* Exercise instructions
Below are records that hold pictures; write out only the lines from their start through the line with "72, 96, 120]", exactly, and drop the pictures.
──────
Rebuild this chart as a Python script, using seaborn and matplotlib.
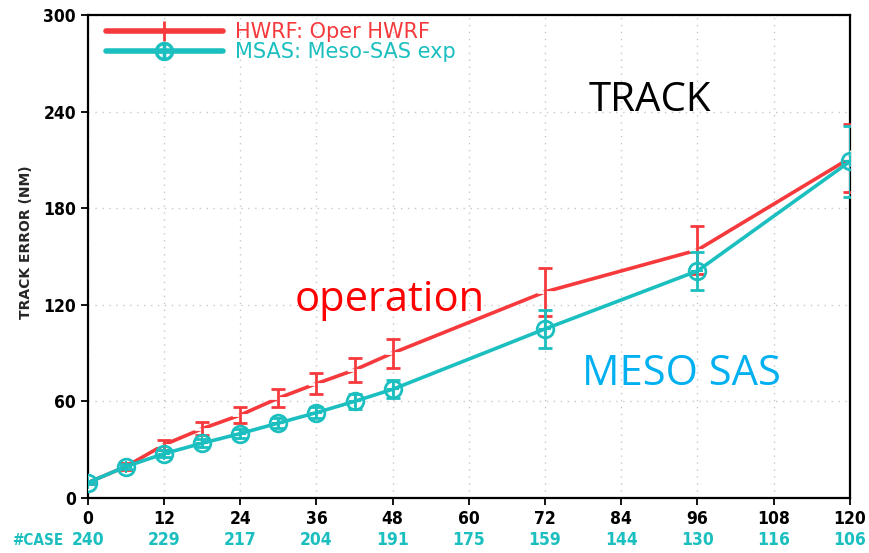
import numpy as np
import pandas as pd
import matplotlib
matplotlib.use("Agg")
import matplotlib.pyplot as plt
import seaborn as sns
from matplotlib.lines import Line2D

# forecast lead times (h)
lead = [0, 6, 12, 18, 24, 30, 36, 42, 48, 72, 96, 120]

# HWRF operational track error (NM) and error-bar half widths
hwrf = [9.5, 19.5, 33, 43, 51.5, 62, 71, 79.5, 90, 128, 154, 211]
hwrf_err = [1, 2, 3, 4, 5, 5.5, 6.5, 7.5, 9, 15, 15, 21]

# Meso-SAS experiment track error (NM) and error-bar half widths
msas = [9.5, 19.5, 27.5, 34, 40, 46.5, 53, 60, 67.5, 105, 141, 209]
msas_err = [1, 1.5, 2, 2.5, 3, 3, 3.5, 4.5, 5.5, 12, 12, 22]

# number of verifying cases per tick
case_ticks = [0, 12, 24, 36, 48, 60, 72, 84, 96, 108, 120]
case_counts = [240, 229, 217, 204, 191, 175, 159, 144, 130, 116, 106]

RED = "#f5393c"
TEAL = "#1cbfbf"

sns.set_style("white")
plt.rcParams["font.family"] = ["DejaVu Sans"]

fig = plt.figure(figsize=(8.69, 5.53), dpi=100)
ax = fig.add_axes([0.101, 0.0995, 0.877, 0.8735])

sns.lineplot(x=lead, y=hwrf, color=RED, marker="+", linewidth=2.6,
             markersize=11, markeredgewidth=2, ax=ax, zorder=3)
sns.lineplot(x=lead, y=msas, color=TEAL, marker="o", linewidth=2.6,
             markersize=12, markeredgewidth=2, markerfacecolor="none",
             markeredgecolor=TEAL, ax=ax, zorder=4)
# cross inside the circles, like the GrADS marker
ax.plot(lead, msas, "+", color=TEAL, ms=9, mew=1.5, zorder=4)

ax.errorbar(lead, hwrf, yerr=hwrf_err, fmt="none", ecolor=RED,
            elinewidth=2, capsize=5, capthick=2, zorder=3)
ax.errorbar(lead, msas, yerr=msas_err, fmt="none", ecolor=TEAL,
            elinewidth=2, capsize=5, capthick=2, zorder=3)

ax.set_xlim(0, 120)
ax.set_ylim(0, 300)
ax.set_xticks(range(0, 121, 12))
ax.set_yticks(range(0, 301, 60))
ax.grid(True, color="#c8c8c8", linestyle=(0, (1, 4)), linewidth=1)
for s in ax.spines.values():
    s.set_color("black")
    s.set_linewidth(1.6)
ax.tick_params(direction="out", length=5, width=1.3, colors="black",
               left=True, bottom=True, labelsize=12.5)
for lab in ax.get_xticklabels() + ax.get_yticklabels():
    lab.set_fontweight("bold")
    lab.set_fontstretch("condensed")
ax.set_xlabel("")
ax.set_ylabel("TRACK ERROR (NM)", fontsize=10, fontweight="bold", labelpad=2)
ax.yaxis.set_label_coords(-0.072, 0.53)

# legend drawn by hand so the text takes the series colour
handles = [
    Line2D([], [], color=RED, lw=4, marker="+", ms=14, mew=2),
    Line2D([], [], color=TEAL, lw=4, marker="$\\oplus$", ms=13),
]
leg = ax.legend(handles, ["HWRF: Oper HWRF", "MSAS: Meso-SAS exp"],
                loc="upper left", bbox_to_anchor=(0.005, 1.015), frameon=False,
                fontsize=15, handlelength=5.6, handletextpad=0.6,
                labelspacing=0.0, borderaxespad=0.3)
for txt, c in zip(leg.get_texts(), [RED, TEAL]):
    txt.set_color(c)

# case counts below the axis
trans = ax.get_xaxis_transform()
ax.text(-0.032, -0.088, "#CASE", transform=ax.transAxes, color=TEAL,
        fontsize=11, fontweight="bold", ha="right", va="center",
        fontstretch="condensed")
for t, n in zip(case_ticks, case_counts):
    ax.text(t, -0.088, str(n), transform=trans, color=TEAL, fontsize=12.5,
            fontweight="bold", ha="center", va="center",
            fontstretch="condensed")

# slide annotations
ax.text(88.5, 247, "TRACK", color="black", fontsize=29, ha="center",
        va="center", family=["Open Sans", "DejaVu Sans"])
ax.text(47.6, 123, "operation", color="#ff0000", fontsize=30, ha="center",
        va="center", family=["Open Sans", "DejaVu Sans"])
ax.text(93.4, 77, "MESO SAS", color="#00b0f0", fontsize=30, ha="center",
        va="center", family=["Open Sans", "DejaVu Sans"])

fig.savefig("out.png", dpi=100)
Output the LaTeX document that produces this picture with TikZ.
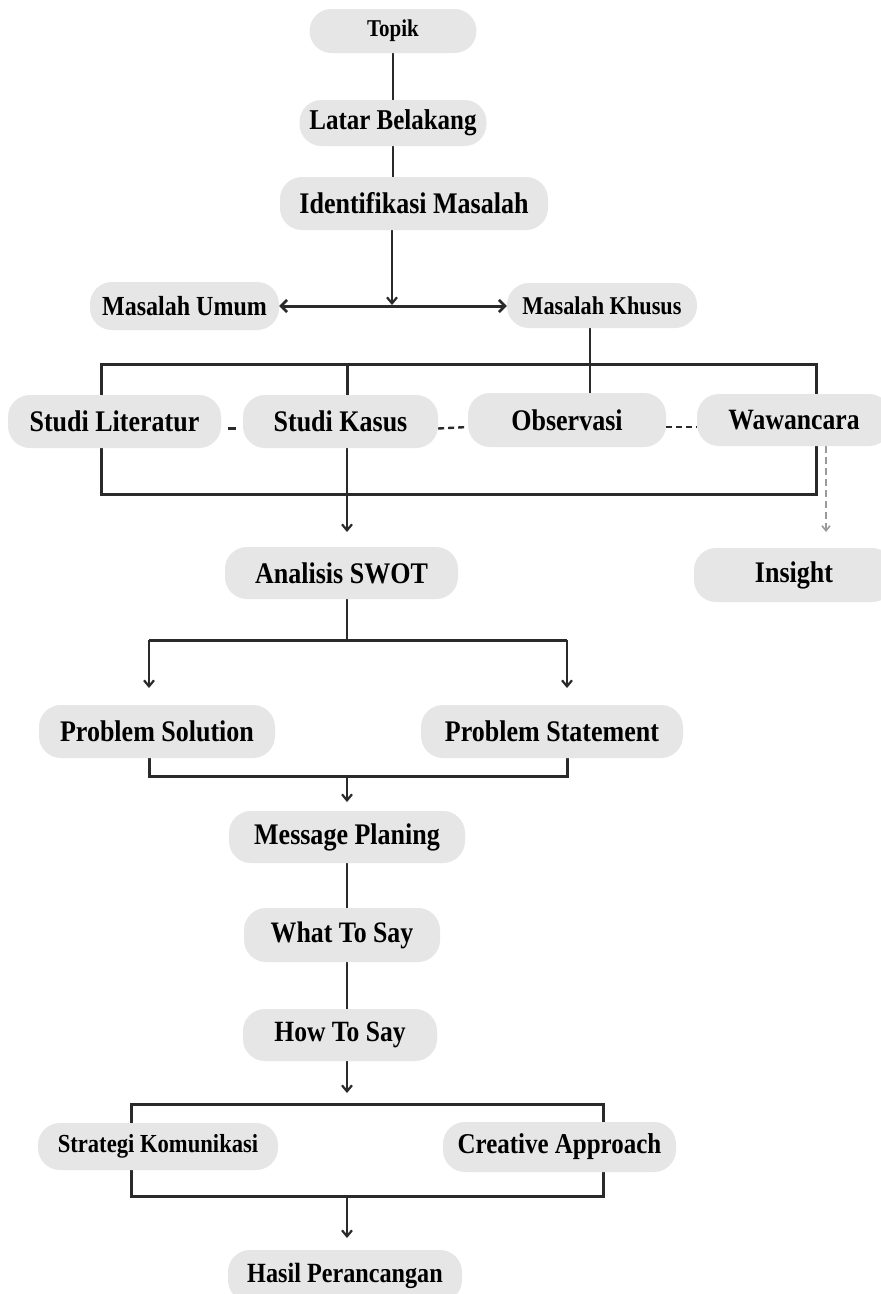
\documentclass[tikz,border=0pt]{standalone}
\usepackage{fontspec}
\setmainfont{Liberation Serif}[FakeStretch=0.87]
\usetikzlibrary{arrows.meta,backgrounds}
\definecolor{boxgray}{HTML}{E6E6E6}
\definecolor{linegray}{HTML}{2A2A2A}
\definecolor{dashgray}{HTML}{9A9A9A}
\newcommand\fsz[1]{\fontsize{#1}{#1}\selectfont\bfseries}
\begin{document}
\begin{tikzpicture}[x=1pt,y=-1pt,
  box/.style={fill=boxgray, rounded corners=22pt, inner sep=0pt, text=black, font=\fsz{29.9}},
  sz/.style 2 args={minimum width=#1pt, minimum height=#2pt},
  ln/.style={draw=linegray, line width=2.4pt},
  brk/.style={draw=linegray, line width=3pt, line join=miter},
  arr/.style={ln, -{Straight Barb[length=6pt,width=10pt,line width=2.2pt]}},
  dbl/.style={draw=linegray, line width=3pt, {Straight Barb[length=6pt,width=12pt,line width=2.6pt]}-{Straight Barb[length=6pt,width=12pt,line width=2.6pt]}},
  dsh/.style={draw=linegray, line width=2.4pt, dash pattern=on 6pt off 4pt},
  darr/.style={draw=dashgray, line width=1.6pt, dash pattern=on 7pt off 4pt, -{Straight Barb[length=5pt,width=8pt]}}]
\useasboundingbox (0,0) rectangle (881,1294);

% nodes
\node[box, sz={167}{44}, font=\fsz{24.1}] (topik) at (393,31) {Topik};
\node[box, sz={187}{46}, font=\fsz{28.7}] (latar) at (393,123) {Latar Belakang};
\node[box, sz={268}{53}, font=\fsz{29.9}] (ident) at (414,203.5) {Identifikasi Masalah};
\node[box, sz={189}{48}, font=\fsz{27.6}] (umum) at (184.5,306) {Masalah Umum};
\node[box, sz={190}{45}, font=\fsz{25.6}] (khusus) at (602,305.5) {Masalah Khusus};
\node[box, sz={213}{53}] (lit) at (114.5,421.5) {Studi Literatur};
\node[box, sz={195}{53}] (kasus) at (340.5,421.5) {Studi Kasus};
\node[box, sz={198}{54}] (obs) at (567,420) {Observasi};
\node[box, sz={194}{52}, font=\fsz{29.5}] (waw) at (794,420) {Wawancara};
\node[box, sz={233}{52}] (swot) at (341.5,573) {Analisis SWOT};
\node[box, sz={200}{54}] (insight) at (794,575) {Insight};
\node[box, sz={236}{53}] (psol) at (157,731.5) {Problem Solution};
\node[box, sz={262}{53}] (pstat) at (552,731.5) {Problem Statement};
\node[box, sz={236}{52}] (mp) at (347,837) {Message Planing};
\node[box, sz={196}{54}, font=\fsz{29.7}] (what) at (342,935) {What To Say};
\node[box, sz={194}{52}, font=\fsz{29.4}] (how) at (340,1035) {How To Say};
\node[box, sz={240}{47}, font=\fsz{26}] (strat) at (158,1146.5) {Strategi Komunikasi};
\node[box, sz={233}{50}, font=\fsz{28.7}] (creat) at (559.5,1147) {Creative Approach};
\node[box, sz={234}{52}, font=\fsz{27.8}] (hasil) at (345,1276) {Hasil Perancangan};

% helper coordinates
\coordinate (j1) at (392,305);
\coordinate (kx) at (347,0);
\coordinate (tbL) at (101,364);
\coordinate (tbR) at (816,364);
\coordinate (bbL) at (101,494);
\coordinate (bbR) at (816,494);
\coordinate (a1) at (347,532);
\coordinate (s1) at (347,640);
\coordinate (s1L) at (149,640);
\coordinate (s1R) at (567,640);
\coordinate (s2L) at (149,688);
\coordinate (s2R) at (567,688);
\coordinate (b3L) at (149,776);
\coordinate (b3R) at (567,776);
\coordinate (a3) at (347,802);
\coordinate (a4) at (347,1093);
\coordinate (b4L) at (131,1104);
\coordinate (b4R) at (603,1104);
\coordinate (b5L) at (131,1196);
\coordinate (b5R) at (603,1196);
\coordinate (a5) at (347,1238);

\begin{scope}[on background layer]
\fill[white] (0,0) rectangle (881,1294);
% top chain
\draw[ln] (topik.south) -- (latar.north);
\draw[ln] (latar.south) -- (latar.south |- ident.north);
\draw[arr] (ident.south -| j1) -- (j1);
\draw[dbl] (umum.east) -- (umum.east -| khusus.west);
\draw[ln] ([xshift=-12pt]khusus.south) -- ([xshift=-12pt]khusus.south |- obs.north);
% top bracket
\draw[brk] (lit.north -| tbL) -- (tbL) -- (tbR) -- (waw.north -| tbR);
\draw[brk] (kasus.north -| kx) -- (kx |- tbL);
% dashed links in row
\draw[ln, shorten <=7pt, shorten >=7pt] ([yshift=-7pt]lit.east) -- ([yshift=-7pt]kasus.west);
\draw[dsh] ([yshift=-7pt]kasus.east) -- ([yshift=-7pt]obs.west);
\draw[dsh] ([yshift=-7pt]obs.east) -- ([yshift=-7pt]waw.west);
% bottom bracket
\draw[brk] (lit.south -| bbL) -- (bbL) -- (bbR) -- (waw.south -| bbR);
\draw[arr] (kasus.south -| a1) -- (a1);
\draw[darr] ([xshift=32pt]waw.south) -- ([xshift=32pt]waw.south |- a1);
% SWOT split
\draw[ln] (swot.south -| s1) -- (s1);
\draw[brk] (s1L) -- (s1R);
\draw[arr] (s1L) -- (s2L);
\draw[arr] (s1R) -- (s2R);
% merge to message planing
\draw[brk] (psol.south -| b3L) -- (b3L) -- (b3R) -- (pstat.south -| b3R);
\draw[arr] (a3 |- b3L) -- (a3);
\draw[ln] (mp.south) -- (mp.south |- what.north);
\draw[ln] (what.south -| mp.south) -- (mp.south |- how.north);
\draw[arr] (how.south -| a4) -- (a4);
% strategy brackets
\draw[brk] (strat.north -| b4L) -- (b4L) -- (b4R) -- (creat.north -| b4R);
\draw[brk] (strat.south -| b5L) -- (b5L) -- (b5R) -- (creat.south -| b5R);
\draw[arr] (a5 |- b5L) -- (a5);
\end{scope}
\end{tikzpicture}
\end{document}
──────
* Correct result
Rebuild this chart as a Python script, using seaborn and matplotlib.
import numpy as np
import pandas as pd
import matplotlib
matplotlib.use("Agg")
import matplotlib.pyplot as plt
import seaborn as sns
from matplotlib.lines import Line2D

# forecast lead times (h)
lead = [0, 6, 12, 18, 24, 30, 36, 42, 48, 72, 96, 120]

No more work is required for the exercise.